The “Fundamentals of Computability Theory” was branch of mathematical logic and was logical analysis of what can be computed versus what cannot be. The basic building blocks of computability theory were computable functions. The quest was to find a largest number in mathematics, which gave rise to computable functions those are recursive in nature.

Thus, the computable “function” kept the same name as function in mathematics which takes input and produces a output. And function was further extended to a logic that a process that enforces this transformation of input to output, in short it is algorithm. A computable function was termed as the function that can be expressed in an algorithm.
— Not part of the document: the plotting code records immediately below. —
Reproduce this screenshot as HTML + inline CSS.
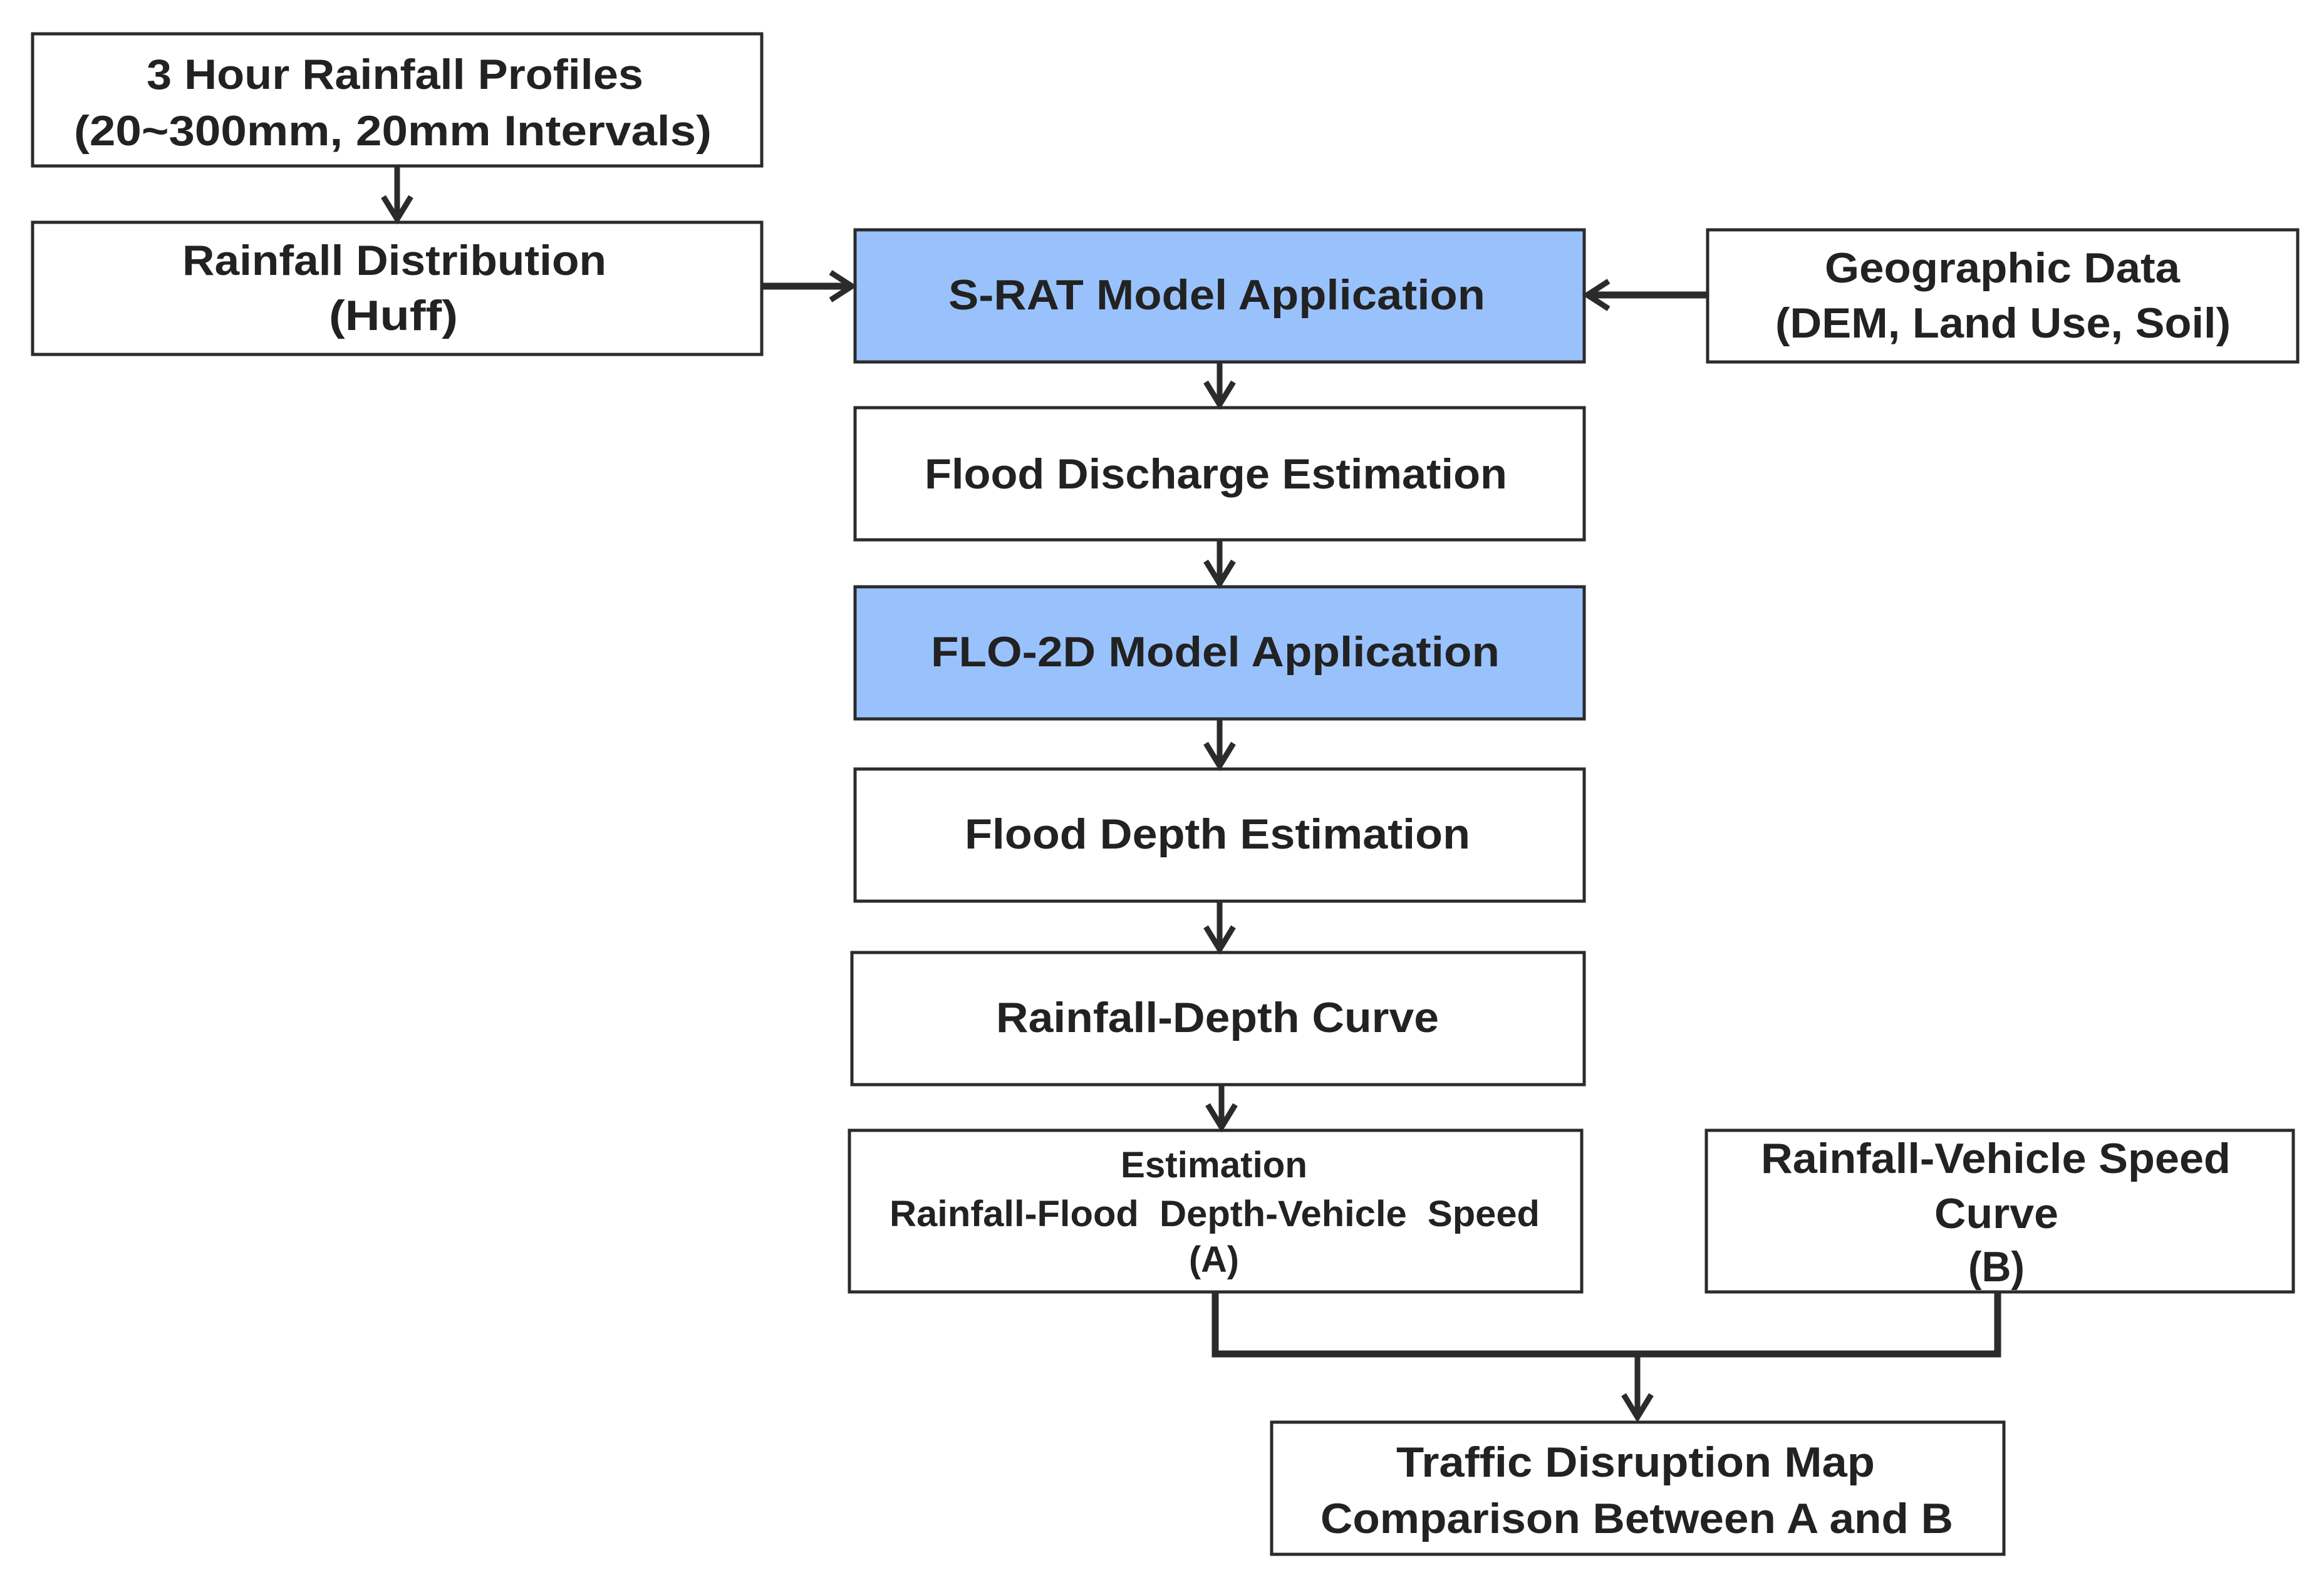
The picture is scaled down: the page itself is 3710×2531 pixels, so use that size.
<!DOCTYPE html>
<html><head><meta charset="utf-8"><style>html,body{margin:0;padding:0;background:#fff}svg{display:block}</style></head>
<body>
<svg width="3710" height="2531" viewBox="0 0 3710 2531" xmlns="http://www.w3.org/2000/svg">
<g fill="#fff" stroke="#2b2b2b" stroke-width="5">
<rect x="52" y="54" width="1164" height="211"/>
<rect x="52" y="355" width="1164" height="211"/>
<rect x="1365" y="367" width="1164" height="211" fill="#99c2fd"/>
<rect x="2726" y="367" width="942" height="211"/>
<rect x="1365" y="651" width="1164" height="211"/>
<rect x="1365" y="937" width="1164" height="211" fill="#99c2fd"/>
<rect x="1365" y="1228" width="1164" height="211"/>
<rect x="1360" y="1521" width="1169" height="211"/>
<rect x="1356" y="1805" width="1169" height="258"/>
<rect x="2724" y="1805" width="937" height="258"/>
<rect x="2030" y="2271" width="1169" height="211"/>
</g>
<g stroke="#2b2b2b" fill="none" stroke-width="9" stroke-linejoin="miter">
<line x1="634" y1="265" x2="634" y2="350"/><polyline points="612,314 634,350 656,314"/>
<line x1="1216" y1="457" x2="1360" y2="457" stroke-width="11"/><polyline points="1326,435 1360,457 1326,479"/>
<line x1="2726" y1="471" x2="2534" y2="471" stroke-width="11"/><polyline points="2568,449 2534,471 2568,493"/>
<line x1="1947" y1="578" x2="1947" y2="646"/><polyline points="1925,610 1947,646 1969,610"/>
<line x1="1947" y1="862" x2="1947" y2="932"/><polyline points="1925,896 1947,932 1969,896"/>
<line x1="1947" y1="1148" x2="1947" y2="1223"/><polyline points="1925,1187 1947,1223 1969,1187"/>
<line x1="1947" y1="1439" x2="1947" y2="1516"/><polyline points="1925,1480 1947,1516 1969,1480"/>
<line x1="1950" y1="1732" x2="1950" y2="1800"/><polyline points="1928,1764 1950,1800 1972,1764"/>
<polyline points="1940,2063 1940,2162 3189,2162 3189,2063" stroke-width="11"/>
<line x1="2614" y1="2162" x2="2614" y2="2263"/><polyline points="2592,2227 2614,2263 2636,2227"/>
</g>
<g font-family="'Liberation Sans', sans-serif" font-weight="bold" fill="#222" font-size="68">
<text x="234" y="142" textLength="793" lengthAdjust="spacingAndGlyphs">3 Hour Rainfall Profiles</text>
<text x="118" y="232" textLength="1018" lengthAdjust="spacingAndGlyphs">(20~300mm, 20mm Intervals)</text>
<text x="291" y="439" textLength="677" lengthAdjust="spacingAndGlyphs">Rainfall Distribution</text>
<text x="525" y="527" textLength="206" lengthAdjust="spacingAndGlyphs">(Huff)</text>
<text x="1514" y="494" textLength="857" lengthAdjust="spacingAndGlyphs">S-RAT Model Application</text>
<text x="2913" y="451" textLength="567" lengthAdjust="spacingAndGlyphs">Geographic Data</text>
<text x="2834" y="539" textLength="727" lengthAdjust="spacingAndGlyphs">(DEM, Land Use, Soil)</text>
<text x="1476" y="780" textLength="930" lengthAdjust="spacingAndGlyphs">Flood Discharge Estimation</text>
<text x="1486" y="1064" textLength="908" lengthAdjust="spacingAndGlyphs">FLO-2D Model Application</text>
<text x="1540" y="1355" textLength="807" lengthAdjust="spacingAndGlyphs">Flood Depth Estimation</text>
<text x="1590" y="1648" textLength="707" lengthAdjust="spacingAndGlyphs">Rainfall-Depth Curve</text>
<text x="1789" y="1880" font-size="58" textLength="298" lengthAdjust="spacingAndGlyphs">Estimation</text>
<text x="1420" y="1958" font-size="58" textLength="1038" lengthAdjust="spacingAndGlyphs" xml:space="preserve">Rainfall-Flood  Depth-Vehicle  Speed</text>
<text x="1898" y="2031" font-size="58" textLength="80" lengthAdjust="spacingAndGlyphs">(A)</text>
<text x="2811" y="1873" textLength="750" lengthAdjust="spacingAndGlyphs">Rainfall-Vehicle Speed</text>
<text x="3088" y="1961" textLength="198" lengthAdjust="spacingAndGlyphs">Curve</text>
<text x="3142" y="2046" textLength="90" lengthAdjust="spacingAndGlyphs">(B)</text>
<text x="2229" y="2358" textLength="764" lengthAdjust="spacingAndGlyphs">Traffic Disruption Map</text>
<text x="2108" y="2448" textLength="1010" lengthAdjust="spacingAndGlyphs">Comparison Between A and B</text>
</g>
</svg>
</body></html>
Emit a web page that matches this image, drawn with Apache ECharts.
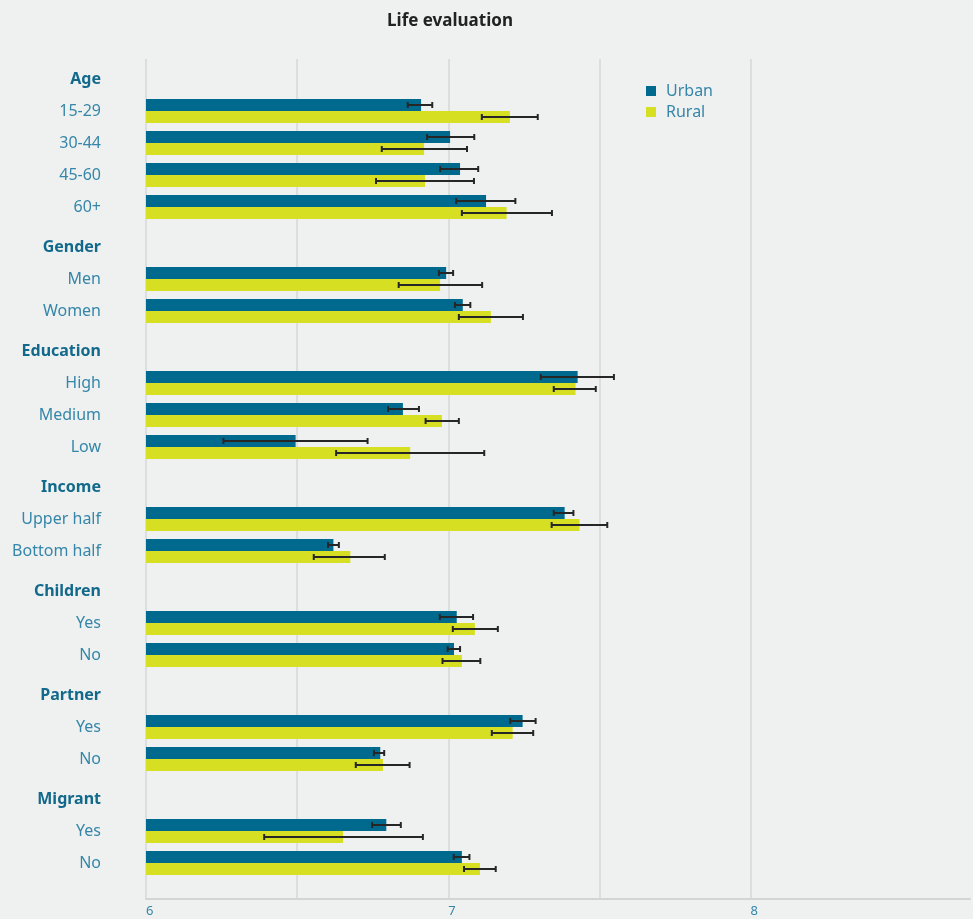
<!DOCTYPE html>
<html>
<head>
<meta charset="utf-8">
<script src="https://cdn.jsdelivr.net/npm/echarts@6/dist/echarts.min.js"></script>
<style>
  html, body { margin: 0; padding: 0; background: #eff1f0; }
  #chart { width: 973px; height: 919px; }
</style>
</head>
<body>
<div id="chart"></div>
<script>
// ---- Data ----
var groups = ['Age', 'Gender', 'Education', 'Income', 'Children', 'Partner', 'Migrant'];
var groupItems = [
  ['15-29', '30-44', '45-60', '60+'],
  ['Men', 'Women'],
  ['High', 'Medium', 'Low'],
  ['Upper half', 'Bottom half'],
  ['Yes', 'No'],
  ['Yes', 'No'],
  ['Yes', 'No']
];
var seriesNames = ['Urban', 'Rural'];
var urbanValues = [6.910, 7.006, 7.039, 7.125, 6.993, 7.048, 7.428, 6.850, 6.495, 7.385, 6.620, 7.028, 7.019, 7.246, 6.775, 6.795, 7.045];
var urbanLow    = [6.866, 6.930, 6.973, 7.026, 6.969, 7.022, 7.306, 6.801, 6.256, 7.349, 6.602, 6.972, 6.998, 7.205, 6.754, 6.748, 7.018];
var urbanHigh   = [6.947, 7.086, 7.099, 7.222, 7.016, 7.073, 7.548, 6.903, 6.733, 7.414, 6.638, 7.082, 7.039, 7.289, 6.788, 6.843, 7.070];
var ruralValues = [7.204, 6.920, 6.923, 7.193, 6.973, 7.141, 7.421, 6.979, 6.874, 7.434, 6.676, 7.088, 7.045, 7.213, 6.784, 6.652, 7.105];
var ruralLow    = [7.111, 6.780, 6.761, 7.045, 6.836, 7.035, 7.349, 6.925, 6.629, 7.342, 6.555, 7.015, 6.981, 7.144, 6.694, 6.391, 7.052];
var ruralHigh   = [7.296, 7.062, 7.085, 7.343, 7.112, 7.247, 7.488, 7.035, 7.119, 7.526, 6.790, 7.164, 7.106, 7.281, 6.872, 6.916, 7.157];
var xTickLabels = [6, 7, 8];

// ---- Slot layout on the category axis (8px bands) ----
var slots = [];
function blank(n) { for (var k = 0; k < n; k++) slots.push({ label: '', header: false, item: -1 }); }
var itemCounter = 0;
blank(2);
groups.forEach(function (g, gi) {
  slots.push({ label: g, header: true, item: -1 });
  groupItems[gi].forEach(function (it) {
    blank(3);
    slots.push({ label: it, header: false, item: itemCounter++ });
  });
  blank(4);
});
var slotIds = slots.map(function (s, i) { return 's' + i; });

var urbanBar = [], ruralBar = [], urbanErr = [], ruralErr = [];
slots.forEach(function (s, i) {
  if (s.item >= 0) {
    urbanBar.push(urbanValues[s.item]);
    ruralBar.push(ruralValues[s.item]);
    urbanErr.push([i, urbanLow[s.item], urbanHigh[s.item]]);
    ruralErr.push([i, ruralLow[s.item], ruralHigh[s.item]]);
  } else {
    urbanBar.push('-');
    ruralBar.push('-');
  }
});

var BAR_W = 12;
function errRender(offset) {
  return function (params, api) {
    var idx = api.value(0);
    var p1 = api.coord([api.value(1), idx]);
    var p2 = api.coord([api.value(2), idx]);
    var y = p1[1] + offset;
    var style = { stroke: '#262626', lineWidth: 2 };
    return {
      type: 'group',
      children: [
        { type: 'line', shape: { x1: p1[0], y1: y, x2: p2[0], y2: y }, style: style },
        { type: 'line', shape: { x1: p1[0], y1: y - 3, x2: p1[0], y2: y + 3 }, style: style },
        { type: 'line', shape: { x1: p2[0], y1: y - 3, x2: p2[0], y2: y + 3 }, style: style }
      ]
    };
  };
}

var FONT = '"Noto Sans", "Open Sans", sans-serif';
var grid = '#dcdedd';
var chart = echarts.init(document.getElementById('chart'), null, { renderer: 'canvas' });
chart.setOption({
  backgroundColor: '#eff1f0',
  animation: false,
  title: {
    text: 'Life evaluation',
    left: 450, top: 13, padding: 0, textAlign: 'center',
    textStyle: { fontFamily: FONT, fontSize: 17, fontWeight: 'bold', color: '#222222' }
  },
  legend: {
    data: seriesNames,
    orient: 'vertical',
    left: 646, top: 83,
    icon: 'rect', itemWidth: 10, itemHeight: 10, itemGap: 5,
    padding: 0,
    textStyle: { fontFamily: FONT, fontSize: 16, color: '#3586a9', padding: [0, 0, 0, 5] }
  },
  grid: { left: 146, right: 0, top: 59, bottom: 20, containLabel: false },
  xAxis: {
    type: 'value', min: 6, max: 8.726, interval: 0.5,
    axisLine: { show: true, lineStyle: { color: '#d3d5d4', width: 2 } },
    axisTick: { show: false },
    axisLabel: {
      fontFamily: FONT, fontSize: 13, color: '#3586a9', margin: 6, align: 'left',
      formatter: function (v) { return xTickLabels.indexOf(v) >= 0 ? String(v) : ''; }
    },
    splitLine: { show: true, lineStyle: { color: [grid, grid, grid, grid, grid, 'rgba(0,0,0,0)', 'rgba(0,0,0,0)'], width: 2 } }
  },
  yAxis: {
    type: 'category', inverse: true, data: slotIds,
    axisLine: { show: false }, axisTick: { show: false }, splitLine: { show: false },
    axisLabel: {
      interval: 0, margin: 45, align: 'right',
      formatter: function (v, i) {
        var s = slots[i];
        if (!s || !s.label) return '';
        return s.header ? '{h|' + s.label + '}' : '{i|' + s.label + '}';
      },
      rich: {
        h: { fontFamily: FONT, fontSize: 16, fontWeight: 'bold', color: '#13698b' },
        i: { fontFamily: FONT, fontSize: 16, color: '#3586a9' }
      }
    }
  },
  series: [
    { name: 'Urban', type: 'bar', data: urbanBar, barWidth: BAR_W, barGap: '0%', itemStyle: { color: '#006a8e' } },
    { name: 'Rural', type: 'bar', data: ruralBar, barWidth: BAR_W, barGap: '0%', itemStyle: { color: '#d7df23' } },
    { name: 'UrbanErr', type: 'custom', data: urbanErr, encode: { x: [1, 2], y: 0 }, renderItem: errRender(-BAR_W / 2), z: 5 },
    { name: 'RuralErr', type: 'custom', data: ruralErr, encode: { x: [1, 2], y: 0 }, renderItem: errRender(BAR_W / 2), z: 5 }
  ]
});
</script>
</body>
</html>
Ackerman-Sudan function, as can be simply put, was to create computable functions that can generate large numbers, yet it was more focused to prove those are not primitive recursive. Primitive recursive function means a function that can be computed running using count-controlled loops, such as FOR loops in computer science. In other words the upper bound of the number of times the loop has to be gone through, must be specified in advance.

Multiplication, Exponentiation, Tetration and pentation are various other functions to generate large numbers. These hyperoperators in their broad category falls into recursive functions. Ackerman functions were sufficiently broad to encompass the entirety of hyperoperator sequence. Recursive function if fed back to input, magnifies its capacity to compute endlessly without adding more steps, making never-ending infinite loops.

Alan Turing, an undergraduate student from Cambridge took course in logic and decided to focus on Entscheidungsproblem “decision problem”, (10th problem from David Hilbert’s published list on unsolved mathematical problems) for his graduate research. Decision problem was about a possibility if a step-by-step computability function can decide a output in finite time, if a mathematical statement is true or not. Turing wanted to generalize the solution to decision problem. Turing invented “A” (automatic), machine which was a abstract concept that could visualize computable functionality. By the time, it was started being called as “Turing” machine, Turing decided to build a physical device for such decision making.

Turing through experimentation and American Logician named Alonzo Church through Lambda calculus, that a generalized decision-making process where number is computable or not computable, is impossible. Turing machine made this conjecture provable by showing if a number is computable by Turing machine it is computable. If it is not computable by Turing machine it is a non-computable big number.

Thus a number, how infinite or big, is unreachable if it cannot be computed by human cognitive capacity as well as computing machines. So, can we thought of such numbers as non-existential?

This is to be discussed some other time.